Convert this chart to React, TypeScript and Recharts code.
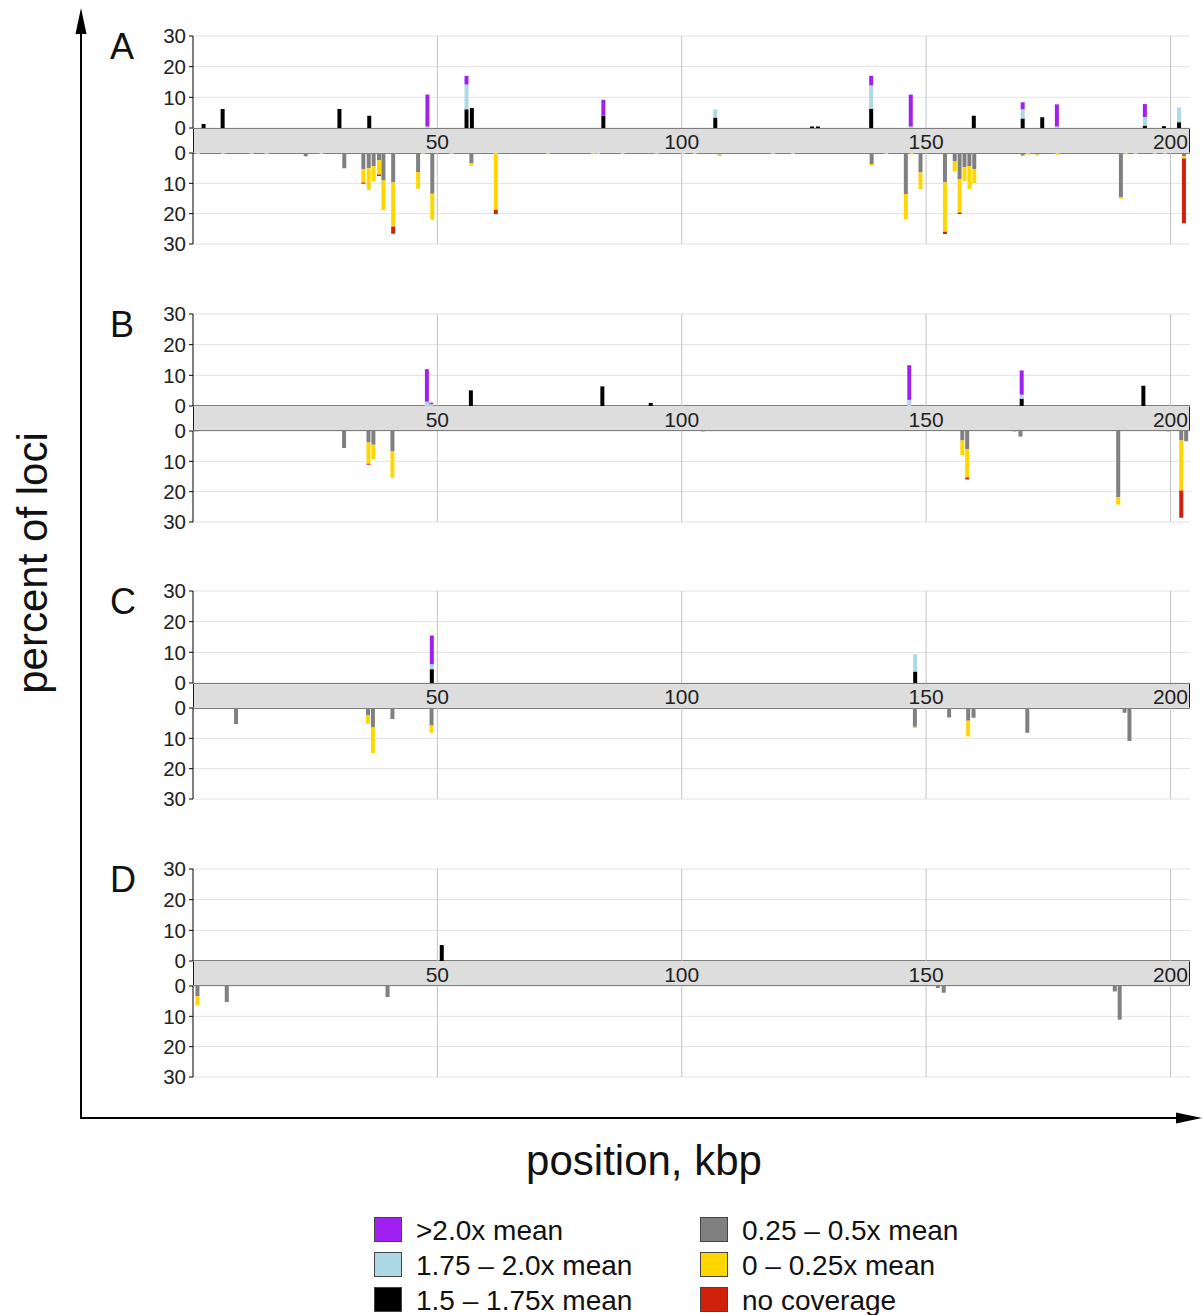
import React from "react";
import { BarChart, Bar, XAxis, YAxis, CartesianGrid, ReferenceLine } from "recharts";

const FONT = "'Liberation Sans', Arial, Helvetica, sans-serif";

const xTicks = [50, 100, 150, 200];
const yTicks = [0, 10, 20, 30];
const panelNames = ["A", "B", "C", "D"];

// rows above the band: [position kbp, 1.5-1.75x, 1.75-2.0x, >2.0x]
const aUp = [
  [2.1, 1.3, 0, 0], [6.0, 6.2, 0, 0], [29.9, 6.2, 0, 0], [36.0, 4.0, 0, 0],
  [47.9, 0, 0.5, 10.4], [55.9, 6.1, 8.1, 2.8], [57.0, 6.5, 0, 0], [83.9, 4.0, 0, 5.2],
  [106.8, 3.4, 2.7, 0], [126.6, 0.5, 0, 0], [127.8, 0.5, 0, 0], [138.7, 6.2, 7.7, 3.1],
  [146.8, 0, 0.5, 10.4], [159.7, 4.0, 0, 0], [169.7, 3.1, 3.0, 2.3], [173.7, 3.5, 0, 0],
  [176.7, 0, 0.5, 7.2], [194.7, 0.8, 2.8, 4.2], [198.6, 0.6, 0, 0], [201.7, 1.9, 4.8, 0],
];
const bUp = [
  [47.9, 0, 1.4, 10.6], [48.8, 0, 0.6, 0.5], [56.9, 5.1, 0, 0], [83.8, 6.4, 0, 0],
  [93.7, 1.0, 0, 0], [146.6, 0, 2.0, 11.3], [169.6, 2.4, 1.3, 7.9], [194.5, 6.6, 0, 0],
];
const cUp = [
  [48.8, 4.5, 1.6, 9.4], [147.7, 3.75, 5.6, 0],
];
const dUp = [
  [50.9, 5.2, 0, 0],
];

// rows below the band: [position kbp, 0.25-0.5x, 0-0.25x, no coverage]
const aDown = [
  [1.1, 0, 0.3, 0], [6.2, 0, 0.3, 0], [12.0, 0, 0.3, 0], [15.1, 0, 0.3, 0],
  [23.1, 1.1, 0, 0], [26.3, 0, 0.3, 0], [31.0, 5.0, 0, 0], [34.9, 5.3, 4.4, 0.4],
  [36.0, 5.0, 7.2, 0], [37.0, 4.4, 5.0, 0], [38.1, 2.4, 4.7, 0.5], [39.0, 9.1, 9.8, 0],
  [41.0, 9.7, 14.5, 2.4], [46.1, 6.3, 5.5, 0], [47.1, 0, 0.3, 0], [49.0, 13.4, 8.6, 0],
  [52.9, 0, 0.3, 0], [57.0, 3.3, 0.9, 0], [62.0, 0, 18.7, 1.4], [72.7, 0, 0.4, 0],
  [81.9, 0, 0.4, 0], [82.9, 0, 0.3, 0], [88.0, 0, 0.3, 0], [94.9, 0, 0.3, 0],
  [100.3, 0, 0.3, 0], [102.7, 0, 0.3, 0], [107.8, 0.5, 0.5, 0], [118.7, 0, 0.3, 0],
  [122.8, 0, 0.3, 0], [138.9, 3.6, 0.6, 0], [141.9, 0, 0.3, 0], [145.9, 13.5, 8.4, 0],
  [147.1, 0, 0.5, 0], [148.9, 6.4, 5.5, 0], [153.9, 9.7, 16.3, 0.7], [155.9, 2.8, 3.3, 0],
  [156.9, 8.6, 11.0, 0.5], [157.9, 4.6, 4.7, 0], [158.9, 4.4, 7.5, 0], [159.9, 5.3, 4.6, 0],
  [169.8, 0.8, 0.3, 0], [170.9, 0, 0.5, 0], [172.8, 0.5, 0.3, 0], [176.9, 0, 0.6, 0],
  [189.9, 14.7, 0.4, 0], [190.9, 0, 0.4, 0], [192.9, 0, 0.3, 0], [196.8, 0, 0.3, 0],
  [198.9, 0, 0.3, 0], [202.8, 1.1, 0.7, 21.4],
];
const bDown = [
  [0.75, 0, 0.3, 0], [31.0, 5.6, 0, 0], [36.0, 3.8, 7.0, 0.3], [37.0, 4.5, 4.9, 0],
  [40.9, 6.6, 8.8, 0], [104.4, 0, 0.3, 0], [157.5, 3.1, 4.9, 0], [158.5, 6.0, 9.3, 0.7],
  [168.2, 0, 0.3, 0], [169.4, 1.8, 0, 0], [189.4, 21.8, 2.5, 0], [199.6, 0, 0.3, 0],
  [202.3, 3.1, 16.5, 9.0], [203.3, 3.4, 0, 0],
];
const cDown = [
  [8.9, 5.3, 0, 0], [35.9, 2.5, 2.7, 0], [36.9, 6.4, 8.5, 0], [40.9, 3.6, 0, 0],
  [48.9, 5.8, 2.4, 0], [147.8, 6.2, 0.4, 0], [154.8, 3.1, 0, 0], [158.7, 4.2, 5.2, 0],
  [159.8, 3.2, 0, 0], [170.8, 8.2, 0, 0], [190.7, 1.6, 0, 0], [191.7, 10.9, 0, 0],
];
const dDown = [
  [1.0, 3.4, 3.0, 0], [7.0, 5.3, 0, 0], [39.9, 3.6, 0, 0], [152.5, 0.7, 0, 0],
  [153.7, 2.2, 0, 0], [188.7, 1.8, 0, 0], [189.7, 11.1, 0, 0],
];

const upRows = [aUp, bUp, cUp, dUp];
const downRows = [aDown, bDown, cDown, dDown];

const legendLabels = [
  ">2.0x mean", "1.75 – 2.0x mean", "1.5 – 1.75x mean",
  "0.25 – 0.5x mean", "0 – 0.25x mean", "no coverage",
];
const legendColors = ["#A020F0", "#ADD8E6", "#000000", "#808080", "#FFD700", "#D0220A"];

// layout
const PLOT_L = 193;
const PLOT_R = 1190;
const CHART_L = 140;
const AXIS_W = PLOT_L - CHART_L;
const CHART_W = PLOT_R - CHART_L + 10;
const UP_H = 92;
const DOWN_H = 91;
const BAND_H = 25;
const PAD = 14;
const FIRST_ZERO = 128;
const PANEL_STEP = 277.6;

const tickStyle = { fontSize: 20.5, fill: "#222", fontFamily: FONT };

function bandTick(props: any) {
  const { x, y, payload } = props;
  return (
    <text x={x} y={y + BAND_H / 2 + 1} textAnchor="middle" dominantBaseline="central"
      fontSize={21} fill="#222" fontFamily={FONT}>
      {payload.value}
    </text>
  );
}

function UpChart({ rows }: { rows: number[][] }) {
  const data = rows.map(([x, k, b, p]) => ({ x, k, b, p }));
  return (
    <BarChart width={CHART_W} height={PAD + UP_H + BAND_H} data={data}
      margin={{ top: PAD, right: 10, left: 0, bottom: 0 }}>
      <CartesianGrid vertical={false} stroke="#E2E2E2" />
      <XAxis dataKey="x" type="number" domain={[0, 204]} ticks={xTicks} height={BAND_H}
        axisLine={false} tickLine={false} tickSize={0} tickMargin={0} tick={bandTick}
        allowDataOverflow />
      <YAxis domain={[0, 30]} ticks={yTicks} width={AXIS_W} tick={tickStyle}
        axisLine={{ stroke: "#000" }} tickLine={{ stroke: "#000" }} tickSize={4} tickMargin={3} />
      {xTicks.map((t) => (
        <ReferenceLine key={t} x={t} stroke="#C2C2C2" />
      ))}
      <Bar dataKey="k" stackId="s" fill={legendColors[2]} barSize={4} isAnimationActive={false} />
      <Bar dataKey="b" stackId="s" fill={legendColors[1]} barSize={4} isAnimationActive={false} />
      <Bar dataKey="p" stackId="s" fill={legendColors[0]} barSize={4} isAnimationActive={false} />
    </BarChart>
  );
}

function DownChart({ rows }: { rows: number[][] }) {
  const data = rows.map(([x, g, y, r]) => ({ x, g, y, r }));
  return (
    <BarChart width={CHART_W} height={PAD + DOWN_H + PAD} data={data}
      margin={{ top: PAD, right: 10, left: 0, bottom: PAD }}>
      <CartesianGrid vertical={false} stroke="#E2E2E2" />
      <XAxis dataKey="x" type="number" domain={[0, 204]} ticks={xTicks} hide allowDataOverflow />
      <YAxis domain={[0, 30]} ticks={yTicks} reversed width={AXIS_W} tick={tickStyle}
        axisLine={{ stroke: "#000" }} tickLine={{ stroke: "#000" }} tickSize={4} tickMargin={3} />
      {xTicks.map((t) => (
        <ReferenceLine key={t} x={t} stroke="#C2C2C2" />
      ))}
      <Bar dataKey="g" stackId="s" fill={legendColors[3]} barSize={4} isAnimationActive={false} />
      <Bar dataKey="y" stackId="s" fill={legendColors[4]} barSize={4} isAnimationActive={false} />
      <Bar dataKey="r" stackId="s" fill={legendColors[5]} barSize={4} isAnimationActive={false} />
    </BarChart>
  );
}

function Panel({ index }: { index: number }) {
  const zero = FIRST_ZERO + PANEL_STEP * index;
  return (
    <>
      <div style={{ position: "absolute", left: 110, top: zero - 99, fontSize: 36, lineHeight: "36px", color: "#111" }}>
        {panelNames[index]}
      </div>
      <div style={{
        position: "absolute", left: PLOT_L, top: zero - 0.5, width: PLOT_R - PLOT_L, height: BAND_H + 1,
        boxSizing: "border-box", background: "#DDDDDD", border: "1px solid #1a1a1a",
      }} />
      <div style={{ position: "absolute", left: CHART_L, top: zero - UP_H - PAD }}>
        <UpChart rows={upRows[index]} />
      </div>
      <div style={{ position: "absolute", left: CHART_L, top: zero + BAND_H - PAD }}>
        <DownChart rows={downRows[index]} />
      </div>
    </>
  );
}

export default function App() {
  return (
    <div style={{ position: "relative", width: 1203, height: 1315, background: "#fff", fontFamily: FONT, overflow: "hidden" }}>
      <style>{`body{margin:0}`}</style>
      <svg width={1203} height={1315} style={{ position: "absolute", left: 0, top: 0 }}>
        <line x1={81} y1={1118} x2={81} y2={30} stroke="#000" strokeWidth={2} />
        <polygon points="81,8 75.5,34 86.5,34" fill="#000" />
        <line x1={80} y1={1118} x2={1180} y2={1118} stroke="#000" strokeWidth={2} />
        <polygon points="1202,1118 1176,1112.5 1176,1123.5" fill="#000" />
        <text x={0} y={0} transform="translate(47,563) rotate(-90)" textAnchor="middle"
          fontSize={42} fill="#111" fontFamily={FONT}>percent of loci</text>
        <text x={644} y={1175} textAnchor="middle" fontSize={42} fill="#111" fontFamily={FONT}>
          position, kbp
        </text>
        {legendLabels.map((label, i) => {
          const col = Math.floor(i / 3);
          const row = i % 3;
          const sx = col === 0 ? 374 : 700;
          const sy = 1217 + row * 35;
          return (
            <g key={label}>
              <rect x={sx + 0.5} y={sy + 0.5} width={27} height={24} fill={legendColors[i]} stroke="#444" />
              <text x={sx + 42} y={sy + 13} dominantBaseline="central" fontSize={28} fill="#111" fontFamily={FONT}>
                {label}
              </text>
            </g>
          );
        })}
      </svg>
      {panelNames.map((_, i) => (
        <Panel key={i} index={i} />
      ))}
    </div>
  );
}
* * * *
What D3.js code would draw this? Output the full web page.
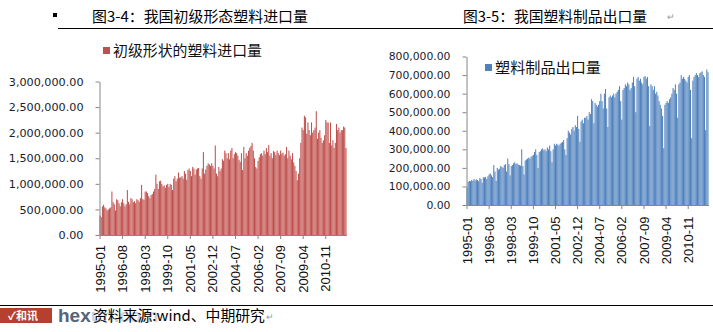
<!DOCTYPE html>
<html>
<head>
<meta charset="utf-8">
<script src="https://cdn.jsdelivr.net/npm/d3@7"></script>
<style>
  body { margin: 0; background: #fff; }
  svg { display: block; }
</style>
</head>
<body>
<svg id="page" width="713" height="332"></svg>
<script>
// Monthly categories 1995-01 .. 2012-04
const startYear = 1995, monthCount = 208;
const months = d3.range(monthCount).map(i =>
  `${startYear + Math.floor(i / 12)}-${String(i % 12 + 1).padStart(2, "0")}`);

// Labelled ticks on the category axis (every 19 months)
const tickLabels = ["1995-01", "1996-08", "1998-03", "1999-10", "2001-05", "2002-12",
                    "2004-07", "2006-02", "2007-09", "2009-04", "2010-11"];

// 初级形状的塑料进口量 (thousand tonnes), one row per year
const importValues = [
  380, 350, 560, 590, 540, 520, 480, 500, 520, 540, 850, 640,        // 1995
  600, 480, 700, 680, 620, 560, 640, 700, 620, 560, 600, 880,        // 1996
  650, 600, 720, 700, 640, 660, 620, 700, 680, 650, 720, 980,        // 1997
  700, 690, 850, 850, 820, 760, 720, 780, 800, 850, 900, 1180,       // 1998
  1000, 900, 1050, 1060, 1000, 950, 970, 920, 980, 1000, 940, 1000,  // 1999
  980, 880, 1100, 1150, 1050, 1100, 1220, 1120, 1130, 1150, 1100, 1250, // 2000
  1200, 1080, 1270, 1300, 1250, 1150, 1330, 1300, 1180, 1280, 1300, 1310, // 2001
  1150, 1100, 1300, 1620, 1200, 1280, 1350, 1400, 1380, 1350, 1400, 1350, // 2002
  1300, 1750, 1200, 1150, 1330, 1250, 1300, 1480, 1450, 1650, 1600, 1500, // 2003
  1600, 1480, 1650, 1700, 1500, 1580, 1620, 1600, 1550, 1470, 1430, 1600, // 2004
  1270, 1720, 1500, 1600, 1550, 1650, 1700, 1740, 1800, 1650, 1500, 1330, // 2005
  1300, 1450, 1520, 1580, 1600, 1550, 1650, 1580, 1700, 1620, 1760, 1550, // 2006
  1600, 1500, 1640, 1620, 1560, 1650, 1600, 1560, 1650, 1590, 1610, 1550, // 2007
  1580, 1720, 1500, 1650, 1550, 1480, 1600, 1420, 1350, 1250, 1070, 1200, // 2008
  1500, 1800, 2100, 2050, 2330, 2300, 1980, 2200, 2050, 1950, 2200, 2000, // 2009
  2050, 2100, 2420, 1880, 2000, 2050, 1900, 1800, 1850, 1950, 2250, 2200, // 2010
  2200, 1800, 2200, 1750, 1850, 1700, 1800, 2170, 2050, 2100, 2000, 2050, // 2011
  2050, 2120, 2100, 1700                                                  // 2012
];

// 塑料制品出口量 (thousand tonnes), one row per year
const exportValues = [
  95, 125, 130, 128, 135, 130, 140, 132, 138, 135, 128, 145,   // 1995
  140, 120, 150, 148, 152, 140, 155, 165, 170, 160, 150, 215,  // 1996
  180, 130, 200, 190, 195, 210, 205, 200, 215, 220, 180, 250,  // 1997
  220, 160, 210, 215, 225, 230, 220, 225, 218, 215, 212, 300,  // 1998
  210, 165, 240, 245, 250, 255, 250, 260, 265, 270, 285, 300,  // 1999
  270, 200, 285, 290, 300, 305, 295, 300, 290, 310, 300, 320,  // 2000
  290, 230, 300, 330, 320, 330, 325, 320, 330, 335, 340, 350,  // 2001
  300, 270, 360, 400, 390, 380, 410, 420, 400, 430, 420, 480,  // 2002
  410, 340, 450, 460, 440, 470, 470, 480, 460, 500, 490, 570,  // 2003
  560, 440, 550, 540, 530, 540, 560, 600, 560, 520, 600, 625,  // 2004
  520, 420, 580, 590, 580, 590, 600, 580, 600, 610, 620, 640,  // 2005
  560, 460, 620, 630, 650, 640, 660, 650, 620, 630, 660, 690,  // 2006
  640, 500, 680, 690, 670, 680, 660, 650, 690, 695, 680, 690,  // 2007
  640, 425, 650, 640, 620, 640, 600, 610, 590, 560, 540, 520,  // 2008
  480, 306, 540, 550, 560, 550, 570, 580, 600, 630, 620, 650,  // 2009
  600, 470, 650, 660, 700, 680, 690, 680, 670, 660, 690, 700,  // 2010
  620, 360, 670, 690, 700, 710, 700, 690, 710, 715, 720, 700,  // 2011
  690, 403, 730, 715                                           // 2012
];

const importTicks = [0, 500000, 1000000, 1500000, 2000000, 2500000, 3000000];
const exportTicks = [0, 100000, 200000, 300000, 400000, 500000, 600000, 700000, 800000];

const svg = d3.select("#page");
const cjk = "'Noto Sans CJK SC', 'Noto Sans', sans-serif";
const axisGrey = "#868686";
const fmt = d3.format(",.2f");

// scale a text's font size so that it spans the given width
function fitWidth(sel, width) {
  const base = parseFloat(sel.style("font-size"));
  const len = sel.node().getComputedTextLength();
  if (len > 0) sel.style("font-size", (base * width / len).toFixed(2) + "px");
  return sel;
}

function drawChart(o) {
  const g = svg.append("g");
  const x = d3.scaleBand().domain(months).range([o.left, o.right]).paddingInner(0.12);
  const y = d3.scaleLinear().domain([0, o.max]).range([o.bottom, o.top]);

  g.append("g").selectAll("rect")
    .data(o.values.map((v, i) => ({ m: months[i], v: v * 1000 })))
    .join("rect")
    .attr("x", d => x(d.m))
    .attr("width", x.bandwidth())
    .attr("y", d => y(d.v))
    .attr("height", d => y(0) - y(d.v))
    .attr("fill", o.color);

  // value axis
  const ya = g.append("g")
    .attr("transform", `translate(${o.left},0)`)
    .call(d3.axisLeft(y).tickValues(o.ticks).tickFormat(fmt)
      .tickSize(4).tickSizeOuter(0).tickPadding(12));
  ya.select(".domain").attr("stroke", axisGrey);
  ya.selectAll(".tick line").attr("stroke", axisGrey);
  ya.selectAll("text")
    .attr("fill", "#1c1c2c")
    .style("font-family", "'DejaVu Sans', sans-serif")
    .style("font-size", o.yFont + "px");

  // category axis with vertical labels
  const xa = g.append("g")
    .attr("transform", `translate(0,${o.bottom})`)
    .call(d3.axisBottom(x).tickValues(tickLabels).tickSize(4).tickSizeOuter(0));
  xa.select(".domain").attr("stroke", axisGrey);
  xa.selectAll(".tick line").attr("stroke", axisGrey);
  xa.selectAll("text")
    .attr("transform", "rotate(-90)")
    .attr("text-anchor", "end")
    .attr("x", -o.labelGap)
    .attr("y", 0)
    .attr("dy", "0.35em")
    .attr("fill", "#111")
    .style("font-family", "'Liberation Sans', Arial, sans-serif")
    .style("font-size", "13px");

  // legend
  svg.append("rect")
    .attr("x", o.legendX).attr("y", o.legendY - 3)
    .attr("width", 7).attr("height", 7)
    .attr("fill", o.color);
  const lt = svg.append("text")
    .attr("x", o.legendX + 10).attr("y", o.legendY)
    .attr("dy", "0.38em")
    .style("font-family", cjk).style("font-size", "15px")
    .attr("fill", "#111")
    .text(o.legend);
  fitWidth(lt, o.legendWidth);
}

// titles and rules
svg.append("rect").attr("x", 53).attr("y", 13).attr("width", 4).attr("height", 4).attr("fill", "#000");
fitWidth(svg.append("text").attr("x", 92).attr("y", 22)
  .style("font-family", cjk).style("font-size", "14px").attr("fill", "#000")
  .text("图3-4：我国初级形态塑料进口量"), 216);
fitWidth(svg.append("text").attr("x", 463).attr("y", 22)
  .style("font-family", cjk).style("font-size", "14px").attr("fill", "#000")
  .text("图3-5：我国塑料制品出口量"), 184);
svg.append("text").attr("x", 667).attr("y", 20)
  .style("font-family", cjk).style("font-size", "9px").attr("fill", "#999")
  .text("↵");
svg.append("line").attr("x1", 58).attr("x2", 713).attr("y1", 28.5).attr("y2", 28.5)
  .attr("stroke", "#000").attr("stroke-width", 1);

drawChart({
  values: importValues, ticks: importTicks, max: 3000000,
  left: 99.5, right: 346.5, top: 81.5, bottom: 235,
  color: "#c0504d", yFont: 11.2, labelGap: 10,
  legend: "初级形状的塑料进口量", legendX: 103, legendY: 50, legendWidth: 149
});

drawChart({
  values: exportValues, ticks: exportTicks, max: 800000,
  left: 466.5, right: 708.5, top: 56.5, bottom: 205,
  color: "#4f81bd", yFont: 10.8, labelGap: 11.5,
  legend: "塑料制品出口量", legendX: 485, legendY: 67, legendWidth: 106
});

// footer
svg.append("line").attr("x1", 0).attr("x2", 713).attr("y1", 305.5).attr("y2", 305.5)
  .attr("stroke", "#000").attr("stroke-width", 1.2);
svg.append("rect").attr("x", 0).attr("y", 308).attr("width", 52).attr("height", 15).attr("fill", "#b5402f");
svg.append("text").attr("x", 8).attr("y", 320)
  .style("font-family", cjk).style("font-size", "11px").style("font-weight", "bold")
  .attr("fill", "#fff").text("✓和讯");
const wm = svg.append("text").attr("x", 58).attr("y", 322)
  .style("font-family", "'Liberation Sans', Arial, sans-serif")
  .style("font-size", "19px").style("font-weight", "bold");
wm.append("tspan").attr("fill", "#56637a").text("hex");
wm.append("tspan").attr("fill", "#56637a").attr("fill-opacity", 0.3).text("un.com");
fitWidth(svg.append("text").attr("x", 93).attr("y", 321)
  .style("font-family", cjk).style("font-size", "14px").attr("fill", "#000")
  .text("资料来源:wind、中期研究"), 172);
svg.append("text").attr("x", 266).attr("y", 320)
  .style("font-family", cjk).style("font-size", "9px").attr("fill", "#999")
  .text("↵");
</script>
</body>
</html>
* * * *
— AIM —
Check each line of the entries for the string "page". Copy the lines that have it.

— WRITTEN REPLY —
What D3.js code would draw this? Output the full web page.
<svg id="page" width="713" height="332"></svg>
const svg = d3.select("#page");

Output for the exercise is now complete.